Ahmed Madobe speaks in Kismayo on February 28, 2013 (AFP, Mohamed Abdiwahab)
Monday, June 10, 2013
Heavy fighting broke out Friday when the Ras Kamboni militia of Madobe -- recently self-appointed "president" of the southern Jubaland region -- battled forces loyal to Iftin Hassan Basto, another leader claiming to be president.
"The situation is quiet now and most parts of the town are controlled by Madobe's men," said resident Abdulahi Mire, adding that rival forces had been forced outside town, but "are not far away".
Several rival factions claim ownership of Kismayo, a former stronghold of the Al-Qaeda-linked Shebab where Kenyan troops in an African Union force are now based.
The Kenyan troops, who invaded Somalia in 2011, back Madobe's control of the strategic and economic hub, but neither the title of "president" nor the region of Jubaland is recognised by the weak central government in Mogadishu.
"Business is slowly returning to normal, we can't hear gunfire today... we hope the situation stays calm like this," said Ahmed Moyale, another resident.
Jubaland lies in the far south of Somalia, bordering both Kenya and Ethiopia, and control is split between multiple forces including clan militia, the Shebab and Kenyan and Ethiopian soldiers.

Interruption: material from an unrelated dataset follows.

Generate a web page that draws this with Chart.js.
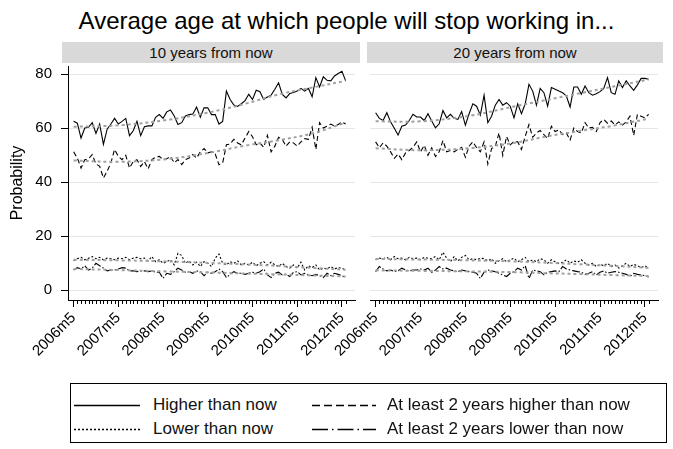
<!DOCTYPE html>
<html>
<head>
<meta charset="utf-8">
<script src="https://cdn.jsdelivr.net/npm/chart.js@4.4.1/dist/chart.umd.min.js"></script>
<style>
  body { margin: 0; background: #fff; font-family: "Liberation Sans", Arial, sans-serif; }
  #wrap { position: relative; width: 673px; height: 449px; overflow: hidden; }
  #title { position: absolute; left: 10px; width: 673px; top: 7px; text-align: center; font-size: 24px; color: #000; }
  .strip { position: absolute; top: 42px; height: 21px; background: #d9d9d9; font-size: 15px; line-height: 21px; text-align: center; color: #111; }
  .cv { position: absolute; top: 48px; }
  #legend { position: absolute; left: 70px; top: 383px; width: 597px; height: 60px; border: 1px solid #000; box-sizing: border-box; }
  .item { position: absolute; font-size: 17px; line-height: 18px; color: #111; }
  .item svg { position: absolute; left: 0; top: 8px; }
  .item span { position: absolute; white-space: nowrap; }
</style>
</head>
<body>
<div id="wrap">
  <div id="title">Average age at which people will stop working in...</div>
  <div class="strip" style="left:62px;width:298px">10 years from now</div>
  <div class="strip" style="left:367px;width:296px">20 years from now</div>
  <div class="cv" style="left:0"><canvas id="c10" width="362" height="334"></canvas></div>
  <div class="cv" style="left:322px"><canvas id="c20" width="351" height="334"></canvas></div>
  <div id="legend">
    <div class="item" style="left:3px;top:12px">
      <svg width="68" height="3"><line x1="0" y1="1.5" x2="66" y2="1.5" stroke="#000" stroke-width="1.3"/></svg>
      <span style="left:79px">Higher than now</span>
    </div>
    <div class="item" style="left:241px;top:12px">
      <svg width="68" height="3"><line x1="0" y1="1.5" x2="64" y2="1.5" stroke="#000" stroke-width="1.3" stroke-dasharray="8,4"/></svg>
      <span style="left:75px">At least 2 years higher than now</span>
    </div>
    <div class="item" style="left:3px;top:36px">
      <svg width="68" height="3"><line x1="0" y1="1.5" x2="66" y2="1.5" stroke="#000" stroke-width="1.3" stroke-dasharray="2,2"/></svg>
      <span style="left:79px">Lower than now</span>
    </div>
    <div class="item" style="left:241px;top:36px">
      <svg width="68" height="3"><line x1="0" y1="1.5" x2="64" y2="1.5" stroke="#000" stroke-width="1.3" stroke-dasharray="16,4,1.5,4"/></svg>
      <span style="left:75px">At least 2 years lower than now</span>
    </div>
  </div>
</div>
<script>
// months 2006m5 .. 2012m6, x = month index
const tickLabels = ['2006m5', '2007m5', '2008m5', '2009m5', '2010m5', '2011m5', '2012m5'];
const tickMonths = [0, 12, 24, 36, 48, 60, 72];
const nMonths = 74;

// 10 years from now
const higher10 = [62.5, 61.8, 56.3, 60, 60.3, 62, 58, 61.5, 54, 59.6, 61.5, 63.6, 61.5, 62.5, 63.6, 57.2, 59, 62.5, 57.2, 60.5,
  60.8, 60.8, 64, 65, 63.6, 66, 66.7, 64.5, 61.3, 62, 64.5, 65, 65.2, 67.8, 64, 67.5, 67.5, 65,
  65, 61.5, 62.5, 73.7, 70.6, 68.5, 68, 69, 70.2, 72.5, 70.6, 74, 73.5, 70.6, 71.5, 72.2, 74.4, 76.8,
  72.5, 71.2, 72.8, 73.2, 73.7, 74.7, 73.7, 74.7, 71.6, 78.7, 75.2, 79, 77.7, 77.5, 79.3, 80.2, 81, 77.5];
const higher2y10 = [51.2, 48.9, 45.2, 48.3, 48.6, 50.2, 46.7, 45.8, 41.5, 44, 47.1, 52.1, 49.5, 48.3, 49.9, 45.2, 47.6, 48.3, 45.8, 47.6,
  44.9, 48.3, 49.2, 49.5, 48.3, 48.6, 49.5, 47.1, 48.3, 46.5, 48.3, 48.9, 50.2, 48.9, 51.2, 52.4, 50.8, 51.2,
  50.4, 46.4, 47.1, 53.8, 54.1, 55.8, 54.5, 53.8, 56.3, 58.7, 56.8, 53.8, 54.5, 52.9, 57.3, 51.2, 53.3, 56.6,
  55.8, 53.3, 54.9, 54.5, 53.3, 54.9, 56.1, 55.8, 60.3, 52.1, 62, 60, 60.7, 61.5, 60.7, 61.3, 62.3, 61.5];
const lower10 = [10.8, 11.6, 12.1, 11.2, 11.8, 12.4, 11.6, 12.1, 11.2, 11.8, 11.6, 11.2, 11.8, 11.6, 12.1, 11.2, 11.8, 12.1, 11.6, 11.8,
  10.8, 12.4, 10.5, 11.2, 9.9, 10.5, 11.2, 9.3, 13.6, 12.8, 9.9, 10.8, 9.3, 10.3, 8.7, 10.5, 9.9, 8.7, 11.8, 13.3,
  9.9, 9.3, 10.5, 9.9, 10.8, 9.3, 9.9, 9.3, 10.3, 9.0, 9.9, 10.5, 9.3, 10.3, 9.3, 8.7, 9.9, 8.7, 8.1, 9.3,
  8.1, 10.3, 7.4, 9.0, 8.3, 9.3, 7.4, 8.1, 7.8, 8.7, 7.8, 8.3, 8.1, 7.4];
const lower2y10 = [7.4, 8.3, 7.8, 9.0, 7.4, 8.1, 9.9, 9.0, 8.1, 7.1, 7.4, 7.4, 7.8, 8.3, 8.1, 7.1, 7.1, 6.8, 7.1, 7.1,
  6.8, 7.1, 6.6, 6.6, 4.3, 6.2, 5.8, 6.8, 8.1, 7.4, 6.6, 6.8, 6.2, 7.1, 6.8, 5.3, 6.6, 6.2, 6.8, 7.8,
  6.8, 4.6, 5.8, 6.8, 6.2, 6.2, 5.8, 6.2, 6.6, 6.2, 6.8, 7.8, 5.6, 4.6, 6.2, 6.6, 5.6, 5.8, 5.0, 6.6,
  6.8, 5.6, 6.2, 5.6, 5.3, 5.8, 5.3, 4.6, 6.2, 5.3, 6.2, 5.8, 5.3, 4.6];

// 20 years from now
const higher20 = [65.7, 63.6, 62.8, 65.7, 62.3, 59.9, 57.4, 60.7, 61.1, 62.8, 65.1, 64.1, 64.1, 62.8, 65.3, 62.6, 60.1, 61.6, 66.5, 63.8,
  65.1, 63.6, 63.2, 66.1, 61.1, 65.3, 69, 68.1, 64.8, 72.2, 62, 64.4, 68.5, 70.6, 68.5, 69.4, 68.1, 63.8,
  69, 65.3, 69, 76.2, 73.7, 68.5, 74.7, 73.1, 68.1, 75, 74.4, 73.7, 73.1, 71.9, 67.8, 75.2, 75.2, 72.5,
  75.6, 73.1, 72.2, 72.7, 73.5, 74.7, 78.7, 73.1, 72.5, 77.5, 75, 77.5, 75.6, 74, 76, 78.4, 78.4, 78.1];
const higher2y20 = [54.9, 52.7, 54.5, 53.3, 51.2, 48.8, 50.4, 48.3, 50.8, 51.7, 52.9, 54.9, 51.2, 53.6, 49.9, 52.7, 49.5, 51.2, 55.4, 51.2,
  51.7, 51.2, 52.1, 52.9, 49.2, 53.3, 54.9, 52.7, 51.2, 54.9, 46.7, 52.4, 53.3, 58.2, 49.9, 56.9, 53.8, 55.1,
  54.9, 52.1, 56.9, 61.3, 56.6, 58.2, 59.1, 57.6, 56.1, 60.7, 58.7, 59.4, 57.6, 58.2, 55.6, 60, 58.7, 58.2,
  62, 60, 60.3, 58.7, 62, 63.2, 61.8, 62.6, 61.1, 62.3, 61.1, 62.3, 64.4, 57.3, 65.1, 64.4, 63.8, 65.1];
const lower20 = [11.2, 11.8, 11.6, 12.1, 11.2, 12.4, 11.6, 11.8, 11.2, 12.1, 11.6, 11.8, 11.2, 12.1, 11.8, 11.6, 12.4, 11.2, 14.0, 11.8,
  10.5, 12.4, 10.8, 12.1, 12.8, 11.2, 11.6, 11.2, 11.8, 11.6, 10.8, 11.6, 9.9, 10.8, 11.6, 10.5, 11.2, 11.8, 10.5, 11.2,
  12.1, 10.5, 11.2, 10.5, 11.6, 11.2, 9.9, 11.2, 10.5, 9.9, 10.3, 11.2, 9.9, 10.8, 10.3, 11.2, 9.9, 9.3, 9.9, 8.7,
  9.5, 9.0, 9.9, 8.7, 9.3, 8.1, 9.0, 9.9, 8.7, 9.5, 9.0, 8.3, 9.0, 8.1];
const lower2y20 = [6.8, 8.7, 7.8, 7.1, 7.4, 6.8, 7.1, 8.1, 7.4, 7.1, 7.4, 7.4, 7.8, 7.4, 8.1, 6.6, 7.4, 8.7, 7.8, 8.1,
  7.4, 7.1, 6.8, 7.4, 7.1, 6.8, 6.6, 6.2, 4.3, 6.6, 7.4, 7.1, 6.8, 6.2, 5.6, 5.0, 6.2, 6.8, 8.1, 7.4,
  9.0, 4.3, 7.4, 7.1, 6.8, 5.6, 6.6, 6.8, 7.1, 6.8, 8.7, 7.8, 7.4, 7.1, 6.8, 6.6, 5.8, 6.2, 6.8, 5.6,
  6.6, 7.1, 6.2, 6.6, 6.8, 6.6, 6.2, 5.8, 5.0, 6.2, 5.8, 5.6, 5.3, 4.8];

// fitted trend curves (gray), read at a few months
const trendMonths = [0, 12, 25, 37, 46, 55, 64, 73];
const trendHigher10 = [60.5, 61, 63, 66, 69, 72.5, 75, 77.5];
const trendHigher2y10 = [48, 47.5, 48.5, 51, 53.5, 55.5, 58, 62];
const trendLower10 = [11.2, 11, 10.6, 10, 9.5, 8.9, 8.2, 7.5];
const trendLower2y10 = [7.8, 7.4, 6.9, 6.5, 6.1, 5.8, 5.4, 5];
const trendHigher20 = [62.5, 62.5, 64.5, 68, 70.5, 73, 75.5, 78];
const trendHigher2y20 = [52.5, 51.8, 52.5, 54.5, 57, 59, 61, 63.5];
const trendLower20 = [11.5, 11.3, 11, 10.6, 10.1, 9.5, 8.9, 8.2];
const trendLower2y20 = [7.3, 7.1, 6.9, 6.6, 6.2, 5.9, 5.5, 5.2];

Chart.defaults.font.family = "'Liberation Sans', Arial, sans-serif";
Chart.defaults.color = '#000';

const toXY = (arr) => arr.map((v, i) => ({ x: i, y: v }));
const toTrend = (arr) => arr.map((v, i) => ({ x: trendMonths[i], y: v }));

function series(arr, dash) {
  return { data: toXY(arr), borderColor: '#000', borderWidth: 1.1, borderDash: dash, pointRadius: 0, tension: 0, order: 1 };
}
function trend(arr) {
  return { data: toTrend(arr), borderColor: '#a0a0a0', borderWidth: 2, borderDash: [3, 3], pointRadius: 0, tension: 0.35, order: 0 };
}

const minorTicks = {
  id: 'minorTicks',
  afterDraw(chart) {
    const xs = chart.scales.x, ctx = chart.ctx;
    ctx.save();
    ctx.strokeStyle = '#000';
    ctx.lineWidth = 1;
    ctx.beginPath();
    for (let i = 0; i < nMonths; i++) {
      if (i % 12 === 0) continue;
      const px = Math.round(xs.getPixelForValue(i)) + 0.5;
      ctx.moveTo(px, xs.top);
      ctx.lineTo(px, xs.top + 4);
    }
    ctx.stroke();
    ctx.restore();
  }
};

function makeChart(id, data, showY, padding) {
  new Chart(document.getElementById(id), {
    type: 'line',
    data: {
      datasets: [
        trend(data.tH), trend(data.tH2), trend(data.tL), trend(data.tL2),
        series(data.h, []), series(data.h2, [5, 3]), series(data.l, [2, 2]), series(data.l2, [8, 2, 1.5, 2])
      ]
    },
    options: {
      responsive: false,
      animation: false,
      layout: { padding: padding },
      plugins: { legend: { display: false }, tooltip: { enabled: false } },
      scales: {
        x: {
          type: 'linear',
          min: -1.5,
          max: 75.5,
          afterBuildTicks: (s) => { s.ticks = tickMonths.map(v => ({ value: v })); },
          afterFit: (s) => { s.height = 82; },
          ticks: {
            autoSkip: false,
            minRotation: 45,
            maxRotation: 45,
            padding: 2,
            font: { size: 15 },
            callback: (v) => tickLabels[tickMonths.indexOf(v)]
          },
          grid: { drawOnChartArea: false, drawTicks: true, tickLength: 7, tickColor: '#000' },
          border: { color: '#000', width: 1 }
        },
        y: {
          min: -3.7,
          max: 83,
          afterBuildTicks: (s) => { s.ticks = [0, 20, 40, 60, 80].map(v => ({ value: v })); },
          afterFit: (s) => { s.width = showY ? 68 : 0; },
          ticks: { padding: 9, font: { size: 15 }, color: showY ? '#000' : 'rgba(0,0,0,0)' },
          title: { display: showY, text: 'Probability', font: { size: 16 }, padding: { top: 8, bottom: 0 } },
          grid: { color: '#e6e6e6', lineWidth: 1, drawTicks: showY, tickLength: 7, tickColor: '#000' },
          border: { display: showY, color: '#000', width: 1 }
        }
      }
    },
    plugins: [minorTicks]
  });
}

makeChart('c10', {
  h: higher10, h2: higher2y10, l: lower10, l2: lower2y10,
  tH: trendHigher10, tH2: trendHigher2y10, tL: trendLower10, tL2: trendLower2y10
}, true, { top: 3, right: 7, left: 0, bottom: 0 });

makeChart('c20', {
  h: higher20, h2: higher2y20, l: lower20, l2: lower2y20,
  tH: trendHigher20, tH2: trendHigher2y20, tL: trendLower20, tL2: trendLower2y20
}, false, { top: 3, right: 15, left: 48, bottom: 0 });
</script>
</body>
</html>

Jubaland joins other semi-autonomous regions of the fractured Horn of Africa nation, including Puntland in the northeast -- which wants autonomy within a federation of states -- and Somaliland in the northwest, which fiercely defends its self-declared independence.
Somali President Hassan Sheikh Mohamud, who holds little sway in the port city, said all sides should end the fighting.
"The time for fighting is over," he said in a statement. "We must unite and seek to resolve our differences peacefully, we must unite for the fight against Al-Shebab."
The Kenyan and Somali presidents met last week, discussing among other issues Nairobi's role in Jubaland, which has a lucrative charcoal industry, fertile farmland and potential offshore oil and gas deposits.
Many eye the economic, strategic and political profits of the region.
Kenya views the region as a key buffer zone to protect its borders, but in Jubaland, it has ended up backing a warlord opposing the central government it is mandated -- and funded by the UN and European Union -- to support.
In the past two years, AU troops have wrested town after town from the Shebab, hauling down their black Islamist banners and raising Somalia's flag.
But asserting the authority of the central government -- which until recently controlled just a few blocks of the capital Mogadishu -- is a far harder task.
Analysts warn the rivalries risk threatening the fragile progress made in Somalia.
"The crisis...threatens to destabilise the entire country if not properly dealt with," the Heritage Institute for Policy Studies, a Somali research group, wrote in a recent report, warning the clashes risk "creating an opening for Al-Shebab to reassert control in recently recovered areas."